From where do you get that MMAs are somebody elses MMA first
?

An MMA can be anyone who isn’t independent someone under someone’s care.  But I think the category is even smaller than that. But anyway if someone is under my care they’re my mma, maybe you choose to marry that person, and verse 4:25 proves that person needs permission from the ahl to marry that mma. But let’s say another scenario. I have an mma and I got married and I no longer wanted to care for that mma or couldn’t or whatever another person could take that mma.

From my reading MMA doesn’t = a gf/bf type relationships

MMA’s arent in the prohibited boundaries of marriage right? so when the verses says protect your frj from azwaj or mma. Well basically it’s saying protect your secret affairs with these people.

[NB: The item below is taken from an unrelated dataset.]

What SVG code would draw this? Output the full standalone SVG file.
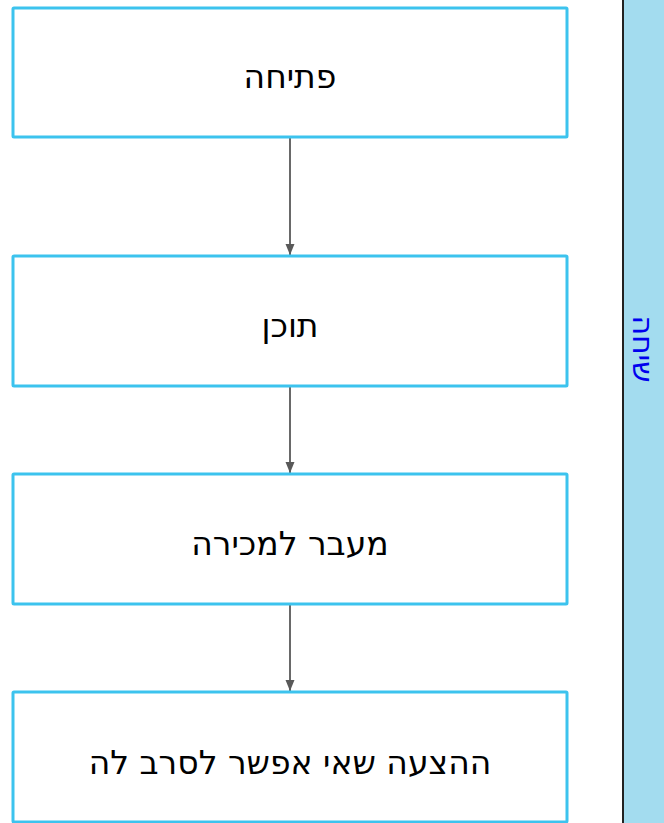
<svg xmlns="http://www.w3.org/2000/svg" width="664" height="823" viewBox="0 0 664 823">
<defs>
<style>
.box{fill:#ffffff;stroke:#3cc3ee;stroke-width:3}
.lbl{font-family:"DejaVu Sans",sans-serif;font-size:33px;fill:#000;text-anchor:middle;direction:rtl}
.edge{stroke:#595959;stroke-width:1.8;fill:none}
</style>
<marker id="ah" markerWidth="12" markerHeight="10" refX="11" refY="5" orient="auto" markerUnits="userSpaceOnUse">
<path d="M0,0.5 L11,5 L0,9.5 Z" fill="#595959"/>
</marker>
</defs>
<rect x="0" y="0" width="664" height="823" fill="#ffffff"/>
<g id="lane">
<rect x="623" y="0" width="41" height="823" fill="#a3dcef"/>
<line x1="623" y1="0" x2="623" y2="823" stroke="#222222" stroke-width="2"/>
<text x="644" y="360" transform="rotate(90 644 349)" font-family="DejaVu Sans,sans-serif" font-size="30" fill="#0000ee" text-anchor="middle" direction="rtl">שיחה</text>
</g>
<g id="connectors">
<line class="edge" x1="290" y1="138" x2="290" y2="255" marker-end="url(#ah)"/>
<line class="edge" x1="290" y1="387" x2="290" y2="473" marker-end="url(#ah)"/>
<line class="edge" x1="290" y1="605" x2="290" y2="691" marker-end="url(#ah)"/>
</g>
<g id="n1"><rect class="box" x="13" y="8" width="554" height="129" rx="1"/><text class="lbl" x="290" y="88">פתיחה</text></g>
<g id="n2"><rect class="box" x="13" y="256" width="554" height="130" rx="1"/><text class="lbl" x="290" y="337">תוכן</text></g>
<g id="n3"><rect class="box" x="13" y="474" width="554" height="130" rx="1"/><text class="lbl" x="290" y="555">מעבר למכירה</text></g>
<g id="n4"><rect class="box" x="13" y="692" width="554" height="130" rx="1"/><text class="lbl" x="290" y="774">ההצעה שאי אפשר לסרב לה</text></g>
</svg>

Frj can also mean faults (but probably not the strongest translation in this context).

If you marry an mma well than you could have sex with them. IF you marry them so then the frj could mean sex provided you do nikkah with them. Why I say this?

33:50 makes it clear we can marry/nikkah with MMA. MMA aren’t automatically married to us
24:33 MMA’s can’t be coerced to nikkah
4:25 if you want a relationship WITH an MMA you need permission.

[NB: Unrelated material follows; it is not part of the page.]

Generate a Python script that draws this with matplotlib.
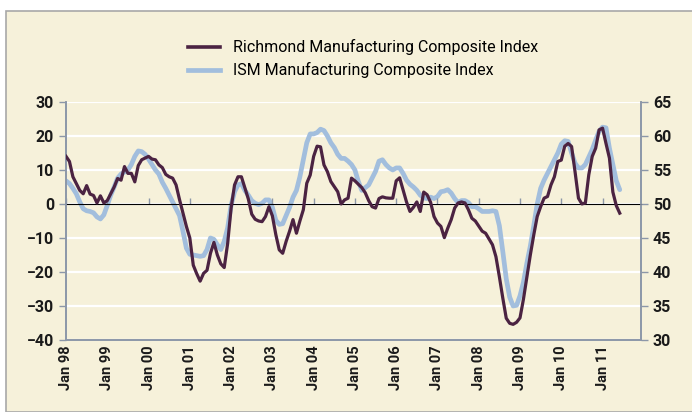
import matplotlib

matplotlib.use("Agg")
import matplotlib.pyplot as plt
import numpy as np

# Monthly values, Jan 1998 onwards
richmond = [
    14, 12.5, 8, 6, 4, 3, 5.4, 2.9, 2.5, 0.3, 2.4, 0.3,
    1, 3, 5, 7.5, 7, 11, 9, 9, 6.5, 11.3, 13, 13.5,
    14, 13.2, 13, 11.5, 10.7, 8.7, 8, 7.6, 5.6, 1.3, -2.6, -6.6,
    -10, -18, -20.5, -22.7, -20.4, -19.5, -14.5, -11.3, -15, -17.6, -18.7, -11.6,
    -1.2, 5.6, 8, 8, 4.8, 1.5, -3, -4.5, -5, -5.2, -3.7, -0.8,
    -3.5, -9, -13.5, -14.5, -11, -8, -4.6, -8.6, -5, -1.7, 6.1, 8.5,
    14, 17, 16.8, 11.5, 9.5, 6.6, 5.1, 3.6, 0, 1.2, 1.7, 7.6,
    6.8, 5.8, 4.8, 3.3, 1, -0.8, -1.2, 1.6, 2.1, 1.8, 1.7, 1.7,
    6.8, 7.7, 4.1, 0.6, -2.2, -1, 0.6, -2.2, 3.5, 2.7, 0.5, -3.7,
    -5.6, -6.6, -9.9, -7.1, -4.6, -1.2, 0.3, 0.6, 0.3, -1.7, -4.2, -5,
    -6.5, -8, -8.6, -10.3, -12, -15.5, -21.4, -27.7, -33.6, -35.1, -35.4, -34.8,
    -33.5, -28, -21.4, -15, -9.1, -3.7, -0.8, 1.7, 2.2, 5.6, 8, 12.5,
    12.9, 17, 17.8, 16.9, 9.5, 1.7, 0, 0.3, 8.6, 14, 16.4, 21.8,
    22.3, 17.8, 13.5, 3.5, -0.5, -2.7,
]

ism = [
    53.4, 53.0, 52.3, 51.5, 50.3, 49.3, 49.0, 48.9, 48.7, 48.1, 47.8, 48.4,
    49.8, 51.3, 52.5, 53.8, 54.4, 54.7, 55.0, 55.8, 57.0, 57.8, 57.7, 57.3,
    56.6, 55.8, 55.0, 54.4, 53.2, 52.3, 51.3, 50.3, 49.3, 48.3, 46.0, 43.5,
    42.6, 42.5, 42.4, 42.3, 42.4, 43.3, 45.0, 44.8, 44.0, 43.3, 44.5, 46.5,
    49.8, 51.8, 52.8, 53.0, 52.0, 51.3, 50.5, 50.1, 49.9, 50.1, 50.6, 50.6,
    49.5, 47.6, 47.0, 47.1, 48.3, 49.5, 51.0, 52.0, 54.0, 56.5, 59.0, 60.3,
    60.3, 60.5, 61.0, 60.8, 60.0, 59.0, 58.3, 57.3, 56.7, 56.7, 56.3, 55.8,
    55.0, 53.3, 52.0, 52.4, 52.8, 53.8, 54.8, 56.3, 56.5, 55.8, 55.3, 55.0,
    55.3, 55.3, 54.5, 53.5, 52.9, 52.5, 52.0, 51.3, 50.9, 50.8, 51.0, 50.8,
    51.1, 51.8, 51.9, 52.1, 51.6, 50.8, 50.2, 50.5, 50.5, 50.2, 49.6, 49.6,
    49.3, 48.9, 48.9, 48.9, 49.0, 48.9, 46.8, 43.0, 39.0, 36.3, 35.0, 35.1,
    36.5, 38.5, 41.3, 43.8, 46.8, 50.0, 52.3, 53.5, 54.5, 55.5, 56.5, 57.5,
    58.8, 59.3, 59.2, 57.5, 56.0, 55.3, 55.3, 55.8, 56.9, 58.0, 59.4, 60.7,
    61.3, 61.2, 58.2, 55.8, 53.4, 52.1,
]

year_labels = ["Jan 98", "Jan 99", "Jan 00", "Jan 01", "Jan 02", "Jan 03", "Jan 04",
               "Jan 05", "Jan 06", "Jan 07", "Jan 08", "Jan 09", "Jan 10", "Jan 11"]

left_ticks = [-40, -30, -20, -10, 0, 10, 20, 30]
right_ticks = [30, 35, 40, 45, 50, 55, 60, 65]

PURPLE = "#4b2342"
BLUE = "#a2bedd"
PLOT_BG = "#f0e3b3"
FIG_BG = "#f6f1da"
AXIS_GRAY = "#8c97a8"

plt.rcParams["font.family"] = ["Roboto", "DejaVu Sans"]


def main() -> None:
    fig = plt.figure(figsize=(6.92, 4.12), dpi=100, facecolor="white")
    frame = plt.Rectangle((0.008, 0), 1.0, 0.973, transform=fig.transFigure,
                          facecolor=FIG_BG, edgecolor="#a8a8a8", linewidth=1.2,
                          zorder=-10)
    fig.patches.append(frame)

    ax = fig.add_axes([0.0954, 0.1748, 0.831, 0.5777])
    ax2 = ax.twinx()
    # right-axis frame carries the background and gridlines; left-axis on top
    ax.set_zorder(ax2.get_zorder() + 1)
    ax.patch.set_visible(False)
    ax2.patch.set_facecolor(PLOT_BG)

    months = np.arange(len(richmond))
    ax2.plot(months, ism, color=BLUE, lw=3.4, solid_capstyle="round", zorder=2)
    ax.plot(months, richmond, color=PURPLE, lw=2.3, zorder=3)

    ax.set_xlim(0, 167.2)
    ax.set_ylim(-40, 30)
    ax2.set_ylim(30, 65)

    ax.set_yticks(left_ticks)
    ax2.set_yticks(right_ticks)
    ax2.grid(axis="y", color="white", lw=1.6, zorder=1)
    ax2.set_axisbelow(True)

    year_pos = np.arange(len(year_labels)) * 12
    ax.set_xticks(year_pos)
    ax.set_xticklabels(year_labels, rotation=90, fontsize=10.5, fontweight="bold",
                       color="#1a1a1a")
    ax.tick_params(axis="x", length=0, pad=4)
    ax.tick_params(axis="y", length=5, color=AXIS_GRAY, labelsize=11.5, width=1)
    ax2.tick_params(axis="y", length=5, color=AXIS_GRAY, labelsize=11.5, width=1)
    for lab in ax.get_yticklabels() + ax2.get_yticklabels():
        lab.set_fontweight("bold")
        lab.set_color("#1a1a1a")

    # category axis crossing at zero, with year ticks but no labels
    zero_axis = ax.secondary_xaxis(40 / 70)
    zero_axis.set_xticks(year_pos)
    zero_axis.set_xticklabels([])
    zero_axis.tick_params(length=4, color=AXIS_GRAY, width=1)
    zero_axis.spines["bottom"].set_color(AXIS_GRAY)

    for a in (ax, ax2):
        a.spines["top"].set_visible(False)
        for side in ("left", "right", "bottom"):
            a.spines[side].set_color(AXIS_GRAY)
            a.spines[side].set_linewidth(1.2)

    handles = [
        plt.Line2D([], [], color=PURPLE, lw=2.6),
        plt.Line2D([], [], color=BLUE, lw=3.4),
    ]
    fig.legend(handles, ["Richmond Manufacturing Composite Index",
                         "ISM Manufacturing Composite Index"],
               loc="upper center", bbox_to_anchor=(0.525, 0.94), frameon=False,
               fontsize=11.5, handlelength=2.0, labelspacing=0.45,
               alignment="left")

    fig.savefig("out.png", dpi=100, facecolor=fig.get_facecolor())


if __name__ == "__main__":
    main()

sex isn't an automatic given

Also

Read this verse:

33:55 (Asad) [However,] it is no sin for them  [to appear freely] before their fathers, or their sons, or their brothers, or their brothers’ sons, or their sisters’ sons, or their womenfolk, or such [male slaves] as their right hands may possess. But [always, O wives of the Prophet,]  remain conscious of God - for, behold, God is witness unto everything.

The idea of appearing freely, relaxed in dress code in front of their bros etc is the same with MMA. It gives indication it’s not about sex or sexual connotations. For me this is a stronger opinion in regards to mma not being oath partners with allowance of sexual relations because you wouldn’t do that with your brother! Or your sister! 

This is my current understanding

peace :)
We all have blind spots.
Follow your heart but take your brain with you.
ambiguity is there for a reason, why do you think?
We're all different, so how can we all be equal?